Last February, I decided that 2018 would be the year. The Minnesota Voyageur 50-mile Ultramarathon takes place every July, rain or shine, in Carlton. The course follows the Munger Trail, the Superior Hiking Trail, and road to the 25-mile turnaround adjacent to the zoo in Duluth. Founded in 1982, the Voyageur is one of the oldest trail ultramarathons in the United States and a tough one, boasting just over 4,000-feet ascent and equal descent over the duration of the course. The rugged terrain, along Jay Cooke State Park, and the steep hillside overlooking Lake Superior allow runners to experience rocky forest single track and grueling climbs through a notorious “powerline” section.

When the race officially started, we took off down the neighborhood roads and paved trail to reach the first, and most technical, section of the Superior Hiking Trail, which resulted in a bottleneck at the entrance. We ran through Jay Cooke State Park, where we were treated to the scenic views of the St. Louis River from the bridge and overlooks. The luxury of the beautiful trail soon gave way to a section known to runners as “Purgatory,” a set of two steep hills, followed by a run through the trees to the powerlines.

Thankfully, I managed to run both the out and back before the thunderstorm hit. On rainy race years, course officials place cables along the hills to provide runners a means to pull themselves up and over, because the near-vertical climbs lose all manner of footholds and grip, since the trail becomes 100-percent mud.

Along the course route, volunteers set up fully-stocked aid stations with treats to help racers maintain our nutritional needs. During ultras, loading up on snacks is an effort to prevent, or at least delay a “bonk,” the result of losing energy from not consuming adequate calories. Aid stations provide anything and everything you could hope for in the middle of the woods, when a race this distance can take anywhere from 6-1/2 hours to over half a day. 

I was overwhelmed by the generosity of the aid station volunteers who spent their day hauling goodies out to designated stations to help us reach our running goals.

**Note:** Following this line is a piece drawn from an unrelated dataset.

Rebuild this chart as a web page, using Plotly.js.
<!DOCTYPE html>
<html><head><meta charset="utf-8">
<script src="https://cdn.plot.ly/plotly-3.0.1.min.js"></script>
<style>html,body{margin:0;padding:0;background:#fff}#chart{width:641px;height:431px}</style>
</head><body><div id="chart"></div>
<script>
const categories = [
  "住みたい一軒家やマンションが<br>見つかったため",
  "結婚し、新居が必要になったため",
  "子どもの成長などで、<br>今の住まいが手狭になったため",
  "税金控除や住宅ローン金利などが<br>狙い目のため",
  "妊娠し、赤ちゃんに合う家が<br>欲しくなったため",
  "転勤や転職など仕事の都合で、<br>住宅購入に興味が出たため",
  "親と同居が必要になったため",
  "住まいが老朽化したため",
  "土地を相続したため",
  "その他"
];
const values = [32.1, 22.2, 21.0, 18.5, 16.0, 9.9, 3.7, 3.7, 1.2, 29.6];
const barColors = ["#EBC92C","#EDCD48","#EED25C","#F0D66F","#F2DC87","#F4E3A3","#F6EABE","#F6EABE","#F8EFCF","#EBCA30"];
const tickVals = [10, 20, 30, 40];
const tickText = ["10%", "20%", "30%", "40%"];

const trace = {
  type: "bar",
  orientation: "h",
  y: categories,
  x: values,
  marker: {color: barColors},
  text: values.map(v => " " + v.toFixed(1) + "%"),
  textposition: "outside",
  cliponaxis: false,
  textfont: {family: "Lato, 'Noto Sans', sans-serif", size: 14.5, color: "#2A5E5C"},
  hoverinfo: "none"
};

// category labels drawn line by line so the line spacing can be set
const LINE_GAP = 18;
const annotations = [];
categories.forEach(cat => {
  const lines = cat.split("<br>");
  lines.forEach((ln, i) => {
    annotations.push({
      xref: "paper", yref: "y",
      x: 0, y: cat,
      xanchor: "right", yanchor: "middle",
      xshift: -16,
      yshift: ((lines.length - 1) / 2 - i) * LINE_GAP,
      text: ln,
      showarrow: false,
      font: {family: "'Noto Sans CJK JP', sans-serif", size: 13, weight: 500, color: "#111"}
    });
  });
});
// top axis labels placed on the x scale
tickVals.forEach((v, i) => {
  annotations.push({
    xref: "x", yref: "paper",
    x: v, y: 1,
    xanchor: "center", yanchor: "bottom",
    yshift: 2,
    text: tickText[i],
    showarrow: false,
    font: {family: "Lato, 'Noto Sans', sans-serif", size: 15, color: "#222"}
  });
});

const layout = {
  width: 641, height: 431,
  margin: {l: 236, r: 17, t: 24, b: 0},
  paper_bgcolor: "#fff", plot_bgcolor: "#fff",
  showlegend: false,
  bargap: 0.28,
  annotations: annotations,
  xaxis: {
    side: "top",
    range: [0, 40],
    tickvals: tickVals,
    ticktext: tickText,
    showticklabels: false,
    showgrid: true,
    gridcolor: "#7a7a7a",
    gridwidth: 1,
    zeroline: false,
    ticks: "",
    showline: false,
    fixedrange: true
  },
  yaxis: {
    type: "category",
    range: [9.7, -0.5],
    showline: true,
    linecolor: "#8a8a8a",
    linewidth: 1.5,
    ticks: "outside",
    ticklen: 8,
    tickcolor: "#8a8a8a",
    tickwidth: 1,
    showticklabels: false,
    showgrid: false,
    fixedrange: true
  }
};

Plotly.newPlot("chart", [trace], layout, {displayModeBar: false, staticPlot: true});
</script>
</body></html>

Some of my favorite treats from these aid stations were the Swedish Fish candies, mini peanut butter sandwiches, and pickle juice.

This year, the Minnesota Voyageur was one for the books, not only due to the beautiful cool weather and amazing volunteers, but because the race record, held for 20 years by world champion ultrarunner, and author of “Eat and Run” Scott Jurek, was broken by Duluth native Ben Cogger. His time, a lightning-fast 6 hours, 40 minutes and 34 seconds, topped the charts, skimming past Jurek’s 1998 record of 6:41:16. Maznio placed 193 out of 346 total runners in 11:33.54.

While I can’t imagine running 50 miles that swiftly, I know for certain that this new record created plenty of excitement within the ultrarunning community!

The ultrarunning community, while small, is a diverse and welcoming group of runners of all ages. My personal journey to run this race spans over 4 years of dreaming, training, and taking risks.

While 50 miles is only the beginning of the distances I hope to race in the next few years, I hope that the ultrarunning and trail running culture encourages individuals to test their comfort zones, to take a risk and try something new, and explore local trails, one mile at a time.